中央的国家编办目前仅能对总量(如A省X人编制明年允许增加2%,B省Y人编制明年允许增加1.5%)进行管理。对省一级的具体内在情况尚有了解,对更下级的各地市、各区县的情况,由于组织上属于省管而非部管干部,中央很难知道它们的现有编制总数与合理规模之间的差距是多少,对是多了多少、还是少了多少,均不能有效掌握。若有学者要研究“编制”问题,“编办”连研究材料都无力提供,需得研究者自己去各省各市的组织部门和财政部门翻档案。

以深圳市为例,从1995年到2009年,总人口从不到500百万增加到1600余万,GDP从不到800亿,增加到8200亿,所有的政府机构工作量都增加了三倍到十倍以上。但深圳市的行政编制规模,连续14年未有较大调整,行政编制与实际需求相比长期存在很大缺口。2009年深圳市行政部门数量一口气减少了三分之一,但减完后发现,原有编制总数经过内部调剂后,仍然远远不足。减少部门而产生的空余编制数,连满足各机构一线力量的急迫需求尚有很大不足,特别是人口数倍增长以后带来的环保、劳动、交通、治安等方面大量基层巡查人员缺口。

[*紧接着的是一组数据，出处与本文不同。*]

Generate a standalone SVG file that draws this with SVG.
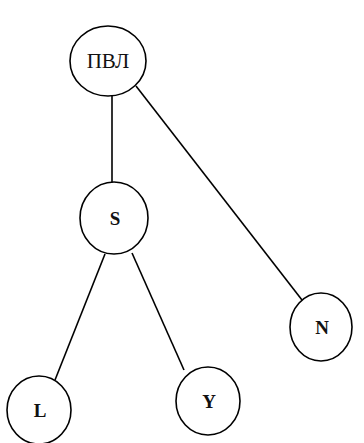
<svg xmlns="http://www.w3.org/2000/svg" width="364" height="443" viewBox="0 0 364 443">
<style>
.n{fill:#fff;stroke:#000;stroke-width:1.6}
.e{stroke:#000;stroke-width:1.6;fill:none}
text{font-family:"Liberation Serif","Times New Roman",serif;font-weight:bold;font-size:19px;text-anchor:middle;fill:#111}
.t{font-weight:normal;font-size:21px}
</style>
<rect width="364" height="443" fill="#fff"/>
<g id="edges">
<line class="e" x1="112" y1="95" x2="112" y2="183"/>
<line class="e" x1="136" y1="86" x2="302" y2="300"/>
<line class="e" x1="105" y1="254" x2="55" y2="380"/>
<line class="e" x1="132" y1="253" x2="184" y2="370"/>
</g>
<g id="pvl"><ellipse class="n" cx="108" cy="61" rx="38" ry="35"/><text class="t" x="108" y="68">ПВЛ</text></g>
<g id="s"><ellipse class="n" cx="114" cy="218" rx="34" ry="36"/><text x="115" y="225">S</text></g>
<g id="nn"><ellipse class="n" cx="321" cy="327" rx="31" ry="34"/><text x="322" y="334">N</text></g>
<g id="l"><ellipse class="n" cx="39" cy="410" rx="32" ry="34"/><text x="40" y="417">L</text></g>
<g id="y"><ellipse class="n" cx="208" cy="401" rx="32" ry="34"/><text x="209" y="408">Y</text></g>
</svg>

而另一方面,中西部那些实际人口大量流出的地方,因为服务对象的减少,政府管理任务和工作量也在减少,编制已经处于实际过剩状态,但仍然会以计划经济的惯性,以旧有基数按比例持续增拨编制。这些年来随着网络发达而爆出的那些县领导能让自己亲属进政府“占编制、吃空饷”的腐败事例,本质上都是因为国家给予的编制总数已经大于当地所需的必要规模而造成的。

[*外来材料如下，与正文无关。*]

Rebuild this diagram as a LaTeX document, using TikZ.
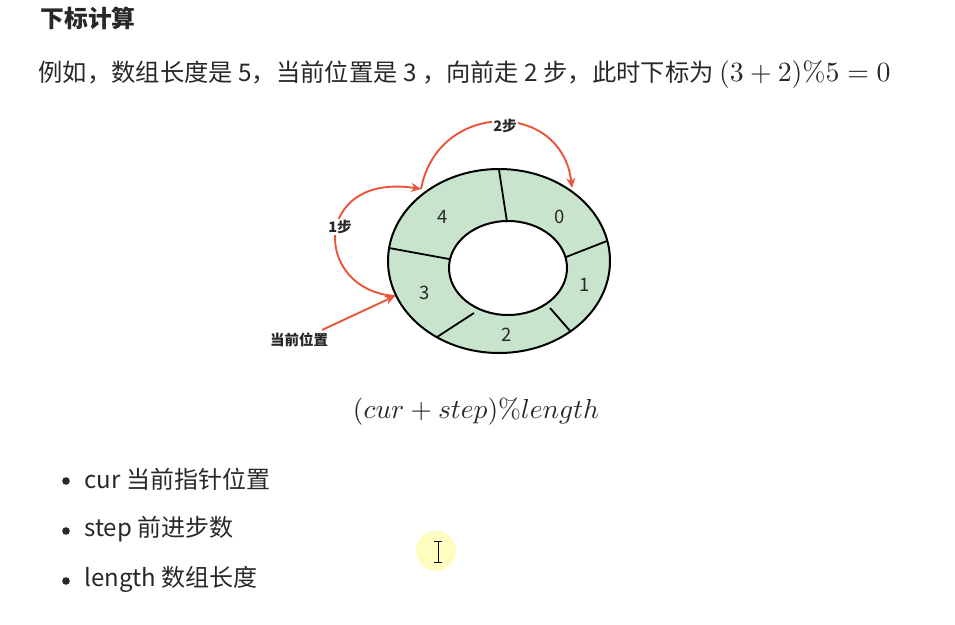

为建设服务型政府而必须的政府行政机构人力资源管理改革,应当是在以科学调研的基础上,采取“主动编制”。

也就是说,建立一个专业高效的调研和分析机构,根据实际调研摸底掌握的信息,直接估算出各具体部门与工作量对应的科学合理的编制规模,而不以各部门的旧有历史基数为依据。在估算时通盘考虑人口的流动方向、经济的增长幅度以及各地在建设服务型政府上的改革进度。

然后以此独立估算的结果为主要参考,对全国各政府机构人力资源的分配状况进行合理调配。从保证能够“该增者增、该减者减”。而不是目前这样的“该增者仅略增、该减者也略增”,或是一味要求“做减法”的“该减者减、该增者也减”。